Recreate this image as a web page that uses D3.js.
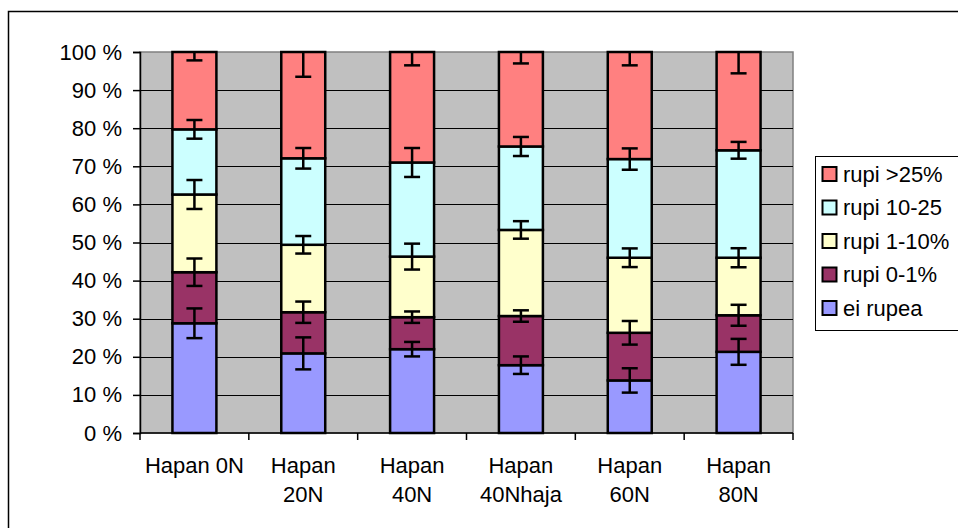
<!DOCTYPE html>
<html>
<head>
<meta charset="utf-8">
<script src="https://cdn.jsdelivr.net/npm/d3@7"></script>
<style>
  body { margin: 0; background: #fff; }
  text { font-family: "Liberation Sans", Arial, sans-serif; fill: #000; }
</style>
</head>
<body>
<script>
//categories and their wrapped label lines
var categories = ["Hapan 0N", "Hapan 20N", "Hapan 40N", "Hapan 40Nhaja", "Hapan 60N", "Hapan 80N"];
var categoryLines = [["Hapan 0N"], ["Hapan", "20N"], ["Hapan", "40N"], ["Hapan", "40Nhaja"], ["Hapan", "60N"], ["Hapan", "80N"]];

//series names, bottom to top
var seriesNames = ["ei rupea", "rupi 0-1%", "rupi 1-10%", "rupi 10-25", "rupi >25%"];
var seriesColors = ["#9999ff", "#993366", "#ffffcc", "#ccffff", "#ff8080"];

//percent shares per series
var eiRupea  = [28.8, 20.9, 22.0, 17.8, 13.8, 21.3];
var rupi01   = [13.4, 10.8,  8.4, 12.9, 12.5,  9.6];
var rupi110  = [20.4, 17.7, 15.9, 22.6, 19.7, 15.1];
var rupi1025 = [17.1, 22.7, 24.7, 21.9, 25.9, 28.2];
var rupi25   = [20.3, 27.9, 29.0, 24.8, 28.1, 25.8];

//error bar half widths (percentage points) at top of each segment
var errEi   = [3.9, 4.2, 1.9, 2.3, 3.2, 3.4];
var err01   = [3.6, 2.8, 1.5, 1.5, 3.1, 2.75];
var err110  = [3.8, 2.3, 3.4, 2.3, 2.45, 2.5];
var err1025 = [2.45, 2.7, 3.8, 2.5, 2.8, 2.2];
var err25   = [2.2, 6.5, 3.5, 3.0, 3.5, 5.6];

var yTicks = [0, 10, 20, 30, 40, 50, 60, 70, 80, 90, 100];

var seriesValues = [eiRupea, rupi01, rupi110, rupi1025, rupi25];
var seriesErrors = [errEi, err01, err110, err1025, err25];

var width = 958, height = 528;
var plotLeft = 140, plotRight = 793, plotTop = 52, plotBottom = 433;
var fontSize = 22;

var svg = d3.select("body").append("svg")
    .attr("width", width)
    .attr("height", height);

//outer chart border
svg.append("rect")
    .attr("x", 8.5).attr("y", 11.5)
    .attr("width", 1000).attr("height", 600)
    .attr("fill", "#fff")
    .attr("stroke", "#000")
    .attr("stroke-width", 1.5);

//table for the stack layout
var table = categories.map(function(c, i) {
    var row = { cat: c };
    seriesNames.forEach(function(s, j) { row[s] = seriesValues[j][i]; });
    return row;
});

var stacked = d3.stack().keys(seriesNames)(table);

var x = d3.scaleBand()
    .domain(categories)
    .range([plotLeft, plotRight])
    .paddingInner(0.596)
    .paddingOuter(0.298);

var y = d3.scaleLinear()
    .domain([0, 100])
    .range([plotBottom, plotTop]);

//plot area
svg.append("rect")
    .attr("x", plotLeft).attr("y", plotTop)
    .attr("width", plotRight - plotLeft).attr("height", plotBottom - plotTop)
    .attr("fill", "#c0c0c0")
    .attr("stroke", "#808080")
    .attr("stroke-width", 1.5);

svg.append("defs").append("clipPath").attr("id", "plotclip")
    .append("rect")
    .attr("x", plotLeft).attr("y", plotTop)
    .attr("width", plotRight - plotLeft).attr("height", plotBottom - plotTop);

//gridlines
svg.append("g").selectAll("line")
    .data(yTicks.filter(function(d) { return d > 0 && d < 100; }))
    .enter().append("line")
    .attr("x1", plotLeft).attr("x2", plotRight)
    .attr("y1", function(d) { return Math.round(y(d)) + 0.5; })
    .attr("y2", function(d) { return Math.round(y(d)) + 0.5; })
    .attr("stroke", "#000")
    .attr("stroke-width", 1);

//bars
var layers = svg.append("g").selectAll("g")
    .data(stacked)
    .enter().append("g")
    .attr("fill", function(d, i) { return seriesColors[i]; });

layers.selectAll("rect")
    .data(function(d) { return d; })
    .enter().append("rect")
    .attr("x", function(d) { return x(d.data.cat); })
    .attr("y", function(d) { return y(d[1]); })
    .attr("width", x.bandwidth())
    .attr("height", function(d) { return y(d[0]) - y(d[1]); })
    .attr("stroke", "#000")
    .attr("stroke-width", 2.5);

//error bars
var capW = 16;
var errG = svg.append("g").attr("clip-path", "url(#plotclip)")
    .attr("stroke", "#000").attr("stroke-width", 2.5);

stacked.forEach(function(layer, j) {
    layer.forEach(function(d, i) {
        var cx = x(d.data.cat) + x.bandwidth() / 2;
        var e = seriesErrors[j][i];
        var y0 = y(d[1] - e), y1 = y(d[1] + e);
        errG.append("line").attr("x1", cx).attr("x2", cx).attr("y1", y0).attr("y2", y1);
        errG.append("line").attr("x1", cx - capW / 2).attr("x2", cx + capW / 2).attr("y1", y0).attr("y2", y0);
        errG.append("line").attr("x1", cx - capW / 2).attr("x2", cx + capW / 2).attr("y1", y1).attr("y2", y1);
    });
});

//y axis
var yAxis = svg.append("g")
    .attr("transform", "translate(" + plotLeft + ",0)")
    .call(d3.axisLeft(y).tickValues(yTicks).tickFormat(function(d) { return d + " %"; }).tickSize(7).tickPadding(11));
yAxis.select(".domain").attr("stroke", "#000").attr("stroke-width", 1.5);
yAxis.selectAll(".tick line").attr("stroke", "#000").attr("stroke-width", 1.5);
yAxis.selectAll("text").attr("font-size", fontSize).attr("font-family", "Liberation Sans, Arial, sans-serif").attr("fill", "#000");

//x axis line and ticks at category boundaries
svg.append("line")
    .attr("x1", plotLeft).attr("x2", plotRight)
    .attr("y1", plotBottom).attr("y2", plotBottom)
    .attr("stroke", "#000").attr("stroke-width", 1.5);

svg.append("g").selectAll("line")
    .data(d3.range(categories.length + 1))
    .enter().append("line")
    .attr("x1", function(i) { return plotLeft + i * x.step(); })
    .attr("x2", function(i) { return plotLeft + i * x.step(); })
    .attr("y1", plotBottom).attr("y2", plotBottom + 7)
    .attr("stroke", "#000").attr("stroke-width", 1.5);

//x labels
var labels = svg.append("g").selectAll("text")
    .data(categories)
    .enter().append("text")
    .attr("text-anchor", "middle")
    .attr("font-size", fontSize)
    .attr("x", function(d) { return x(d) + x.bandwidth() / 2; });

labels.selectAll("tspan")
    .data(function(d, i) { return categoryLines[i]; })
    .enter().append("tspan")
    .attr("x", function() { return d3.select(this.parentNode).attr("x"); })
    .attr("y", function(d, k) { return 473 + k * 29; })
    .text(function(d) { return d; });

//legend
var legend = svg.append("g");
legend.append("rect")
    .attr("x", 815.5).attr("y", 156.5)
    .attr("width", 200).attr("height", 174)
    .attr("fill", "#fff")
    .attr("stroke", "#000")
    .attr("stroke-width", 1);

var legendOrder = seriesNames.slice().reverse();
var items = legend.selectAll(".item")
    .data(legendOrder)
    .enter().append("g")
    .attr("class", "item")
    .attr("transform", function(d, i) { return "translate(822," + (174 + i * 33.5) + ")"; });

items.append("rect")
    .attr("x", 0.5).attr("y", -7)
    .attr("width", 14).attr("height", 14)
    .attr("fill", function(d) { return seriesColors[seriesNames.indexOf(d)]; })
    .attr("stroke", "#000")
    .attr("stroke-width", 2);

items.append("text")
    .attr("x", 21)
    .attr("y", 0)
    .attr("dy", "0.36em")
    .attr("font-size", fontSize)
    .text(function(d) { return d; });
</script>
</body>
</html>
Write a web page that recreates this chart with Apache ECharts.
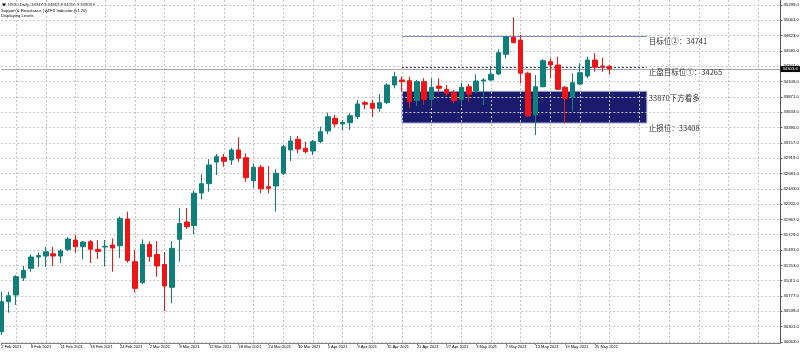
<!DOCTYPE html>
<html>
<head>
<meta charset="UTF-8">
<title>US30 Daily</title>
<style>
  html, body { margin: 0; padding: 0; background: #fff; }
  #chart { width: 800px; height: 354px; }
</style>
</head>
<body>
<div id="chart"></div>
<script src="https://cdn.jsdelivr.net/npm/echarts@6/dist/echarts.min.js"></script>
<script>
// daily bars
var opens = [30222, 30688, 30792, 31057, 31207, 31383, 31398, 31434, 31398, 31502,
  31647, 31543, 31621, 31502, 31538, 31569, 31557, 31973, 31310, 30984,
  31577, 31422, 31266, 30912, 31658, 31927, 31872, 32377, 32522, 32859,
  32932, 32890, 33046, 32926, 32569, 32777, 32475, 32486, 32684, 33046,
  33212, 33072, 33030, 33175, 33341, 33538, 33450, 33470, 33563, 33781,
  33771, 33694, 33781, 34056, 34134, 34123, 33812, 34107, 33834, 34040,
  33989, 33936, 33834, 34029, 33963, 34118, 34134, 34227, 34533, 34797,
  34755, 34238, 33590, 34029, 34418, 34367, 34020, 33865, 34071, 34196,
  34444, 34351, 34347.3];
var highs = [30844, 30844, 31103, 31246, 31422, 31453, 31538, 31538, 31507, 31689,
  31725, 31632, 31647, 31647, 31647, 31670, 32012, 32087, 31492, 31658,
  31627, 31632, 31461, 31632, 32144, 32144, 32416, 32668, 32906, 32984,
  32984, 33081, 33243, 32994, 32839, 32813, 32797, 32746, 33123, 33263,
  33263, 33175, 33201, 33408, 33625, 33590, 33512, 33616, 33823, 33812,
  33823, 33916, 34082, 34263, 34185, 34185, 34134, 34160, 34160, 34160,
  34056, 33978, 34091, 34071, 34222, 34160, 34351, 34611, 34817, 35108,
  34833, 34263, 34211, 34455, 34471, 34496, 34040, 34238, 34393, 34496,
  34548, 34480, 34362.8];
var lows = [30171, 30517, 30637, 31010, 31154, 31228, 31228, 31243, 31290, 31476,
  31450, 31347, 31290, 31352, 31235, 31154, 31367, 31294, 30834, 30959,
  31310, 31077, 30544, 30663, 31310, 31818, 31740, 32277, 32398, 32657,
  32786, 32813, 32864, 32553, 32451, 32373, 32373, 32087, 32657, 32875,
  32994, 32994, 32968, 33150, 33290, 33398, 33346, 33357, 33527, 33678,
  33563, 33641, 33761, 34004, 33952, 33694, 33729, 33745, 33719, 33927,
  33885, 33771, 33745, 33796, 33927, 33745, 34123, 34211, 34471, 34704,
  34082, 33563, 33279, 34020, 34160, 33978, 33461, 33641, 34056, 34160,
  34263, 34263, 34216.3];
var closes = [30688, 30781, 31077, 31176, 31383, 31406, 31465, 31398, 31476, 31663,
  31543, 31616, 31502, 31471, 31549, 31523, 31984, 31329, 30896, 31580,
  31391, 31243, 30932, 31518, 31904, 31854, 32373, 32522, 32813, 32942,
  32870, 33046, 32917, 32615, 32777, 32444, 32451, 32684, 33097, 33186,
  33061, 33019, 33175, 33330, 33563, 33450, 33476, 33579, 33761, 33756,
  33694, 33781, 34056, 34185, 34107, 33796, 34107, 33834, 34020, 34005,
  33927, 33812, 34020, 33911, 34118, 34134, 34222, 34558, 34806, 34713,
  34238, 33574, 34029, 34433, 34367, 33989, 33849, 34091, 34247, 34444,
  34331, 34331, 34303.6];

// one date label every 4 bars
var tickLabels = ['2 Feb 2021', '8 Feb 2021', '11 Feb 2021', '18 Feb 2021', '24 Feb 2021',
  '2 Mar 2021', '8 Mar 2021', '12 Mar 2021', '18 Mar 2021', '24 Mar 2021', '30 Mar 2021',
  '5 Apr 2021', '9 Apr 2021', '15 Apr 2021', '21 Apr 2021', '27 Apr 2021',
  '3 May 2021', '7 May 2021', '13 May 2021', '19 May 2021', '25 May 2021'];
var yTicks = [30063, 30301, 30539, 30777, 31015, 31253, 31491, 31729, 31967, 32205,
  32443, 32681, 32919, 33157, 33395, 33633, 33871, 34109, 34347, 34585,
  34823, 35061, 35299];

// indicator levels where they are drawn, and their captions
var levelPrices = [34809, 34336];
var boxPrices = [33958, 33465];
var levelTexts = ['目标位②：34741', '止盈目标位①：34265', '33870下方看多', '止损位：33408'];
var levelFrom = 54, levelTo = 87;

var slots = 106; // bars + empty shift area on the right
var cats = [];
for (var i = 0; i < slots; i++) cats.push(String(i));

var candles = opens.map(function (o, i) {
  return [o, closes[i], lows[i], highs[i]];
});
var last = opens.length - 1;
var bid = closes[last];

var teal = '#0f7f79';
var red = '#f01414';
var small = 'Liberation Sans';

function isLabelSlot(i) {
  return i % 4 === 0 && i / 4 < tickLabels.length;
}

var chart = echarts.init(document.getElementById('chart'));
chart.setOption({
  animation: false,
  backgroundColor: '#fff',
  grid: { left: 1.3, right: 19.6, top: 0, bottom: 11, containLabel: false, outerBoundsMode: 'none' },
  xAxis: {
    type: 'category',
    data: cats,
    boundaryGap: false,
    z: 2,
    axisLine: { lineStyle: { color: '#808080', width: 1 } },
    axisTick: { show: true, interval: isLabelSlot, length: 2, lineStyle: { color: '#808080' } },
    axisLabel: {
      interval: isLabelSlot,
      formatter: function (v, i) { return tickLabels[i / 4] || ''; },
      align: 'left', fontSize: 4, color: '#000', margin: 2, fontFamily: small
    },
    splitLine: {
      show: true,
      interval: function (i) { return i % 4 === 2; },
      lineStyle: { color: '#c4c4c4', type: [2, 2], width: 1 }
    }
  },
  yAxis: {
    type: 'value',
    position: 'right',
    min: 30046.5,
    max: 35376.7,
    scale: true,
    z: 2,
    axisLine: { show: true, lineStyle: { color: '#555', width: 1 } },
    axisTick: { show: true, length: 2, customValues: yTicks, lineStyle: { color: '#555' } },
    axisLabel: {
      customValues: yTicks,
      formatter: function (v) { return v.toFixed(1); },
      fontSize: 4.3, color: '#000', margin: 3, fontFamily: small
    },
    splitLine: { show: true, customValues: yTicks, lineStyle: { color: '#c4c4c4', type: [2, 2], width: 1 } }
  },
  graphic: [
    { type: 'polygon', shape: { points: [[2, 3.6], [6, 3.6], [4, 6.4]] }, style: { fill: '#000' } },
    { type: 'text', x: 8, y: 5, style: { text: 'US30,Daily  ' + [opens[last], highs[last], lows[last], closes[last]].map(function (v) { return v.toFixed(1); }).join(' '), fontSize: 4.2, fontFamily: small, fill: '#000', verticalAlign: 'middle' } },
    { type: 'text', x: 1, y: 10.7, style: { text: 'Support & Resistance | ATFX Indicator (v1.70)', fontSize: 4.2, fontFamily: small, fill: '#000', verticalAlign: 'middle' } },
    { type: 'text', x: 1, y: 16.3, style: { text: 'Displaying Levels', fontSize: 4.2, fontFamily: small, fill: '#000', verticalAlign: 'middle' } }
  ],
  series: [
    {
      name: 'zone',
      type: 'line',
      data: [],
      z: 1,
      markArea: {
        silent: true,
        z: 1,
        itemStyle: { color: '#1b1b6e', borderColor: '#a3aacb', borderWidth: 1 },
        data: [[{ coord: [levelFrom, boxPrices[0]] }, { coord: [levelTo, boxPrices[1]] }]]
      }
    },
    {
      name: 'US30',
      type: 'candlestick',
      data: candles,
      z: 5,
      barWidth: 5,
      clip: false,
      itemStyle: {
        color: teal, color0: red,
        borderColor: teal, borderColor0: red,
        borderWidth: 1
      },
      markLine: {
        silent: true,
        symbol: 'none',
        lineStyle: { color: '#a6a6a6', type: 'solid', width: 1 },
        label: { show: false },
        data: [
          {
            yAxis: bid,
            label: {
              show: true, position: 'end', distance: 0,
              formatter: bid.toFixed(1),
              backgroundColor: '#000', color: '#fff', fontSize: 4.3, fontFamily: small,
              padding: [1, 2]
            }
          },
          [
            { coord: [levelFrom, levelPrices[0]], lineStyle: { color: '#7f8fc6', type: 'solid', width: 1 } },
            { coord: [levelTo, levelPrices[0]] }
          ],
          [
            { coord: [levelFrom, levelPrices[1]], lineStyle: { color: '#2c3ca0', type: [2, 2], width: 1 } },
            { coord: [levelTo, levelPrices[1]] }
          ]
        ]
      },
      markPoint: {
        silent: true,
        symbol: 'circle',
        symbolSize: 0,
        label: {
          show: true, position: 'right', distance: 2,
          fontSize: 7.5, color: '#333', fontFamily: 'Noto Sans CJK SC'
        },
        data: [
          { coord: [levelTo, levelPrices[0]], label: { formatter: levelTexts[0], offset: [0, 5] } },
          { coord: [levelTo, levelPrices[1]], label: { formatter: levelTexts[1], offset: [0, 5] } },
          { coord: [levelTo, boxPrices[0]], label: { formatter: levelTexts[2], offset: [0, 6.5] } },
          { coord: [levelTo, boxPrices[1]], label: { formatter: levelTexts[3], offset: [0, 5] } }
        ]
      }
    }
  ]
});
</script>
</body>
</html>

^^^^^^^^^^^^^^^^

• Directions for this task: Only the lines from the start of the entries above to the line containing "24.8, 28.1, 25.8];" are to be given again, exactly and with both ends included; pictures are excluded.

• Finished task:
Recreate this image as a web page that uses D3.js.
<!DOCTYPE html>
<html>
<head>
<meta charset="utf-8">
<script src="https://cdn.jsdelivr.net/npm/d3@7"></script>
<style>
  body { margin: 0; background: #fff; }
  text { font-family: "Liberation Sans", Arial, sans-serif; fill: #000; }
</style>
</head>
<body>
<script>
//categories and their wrapped label lines
var categories = ["Hapan 0N", "Hapan 20N", "Hapan 40N", "Hapan 40Nhaja", "Hapan 60N", "Hapan 80N"];
var categoryLines = [["Hapan 0N"], ["Hapan", "20N"], ["Hapan", "40N"], ["Hapan", "40Nhaja"], ["Hapan", "60N"], ["Hapan", "80N"]];

//series names, bottom to top
var seriesNames = ["ei rupea", "rupi 0-1%", "rupi 1-10%", "rupi 10-25", "rupi >25%"];
var seriesColors = ["#9999ff", "#993366", "#ffffcc", "#ccffff", "#ff8080"];

//percent shares per series
var eiRupea  = [28.8, 20.9, 22.0, 17.8, 13.8, 21.3];
var rupi01   = [13.4, 10.8,  8.4, 12.9, 12.5,  9.6];
var rupi110  = [20.4, 17.7, 15.9, 22.6, 19.7, 15.1];
var rupi1025 = [17.1, 22.7, 24.7, 21.9, 25.9, 28.2];
var rupi25   = [20.3, 27.9, 29.0, 24.8, 28.1, 25.8];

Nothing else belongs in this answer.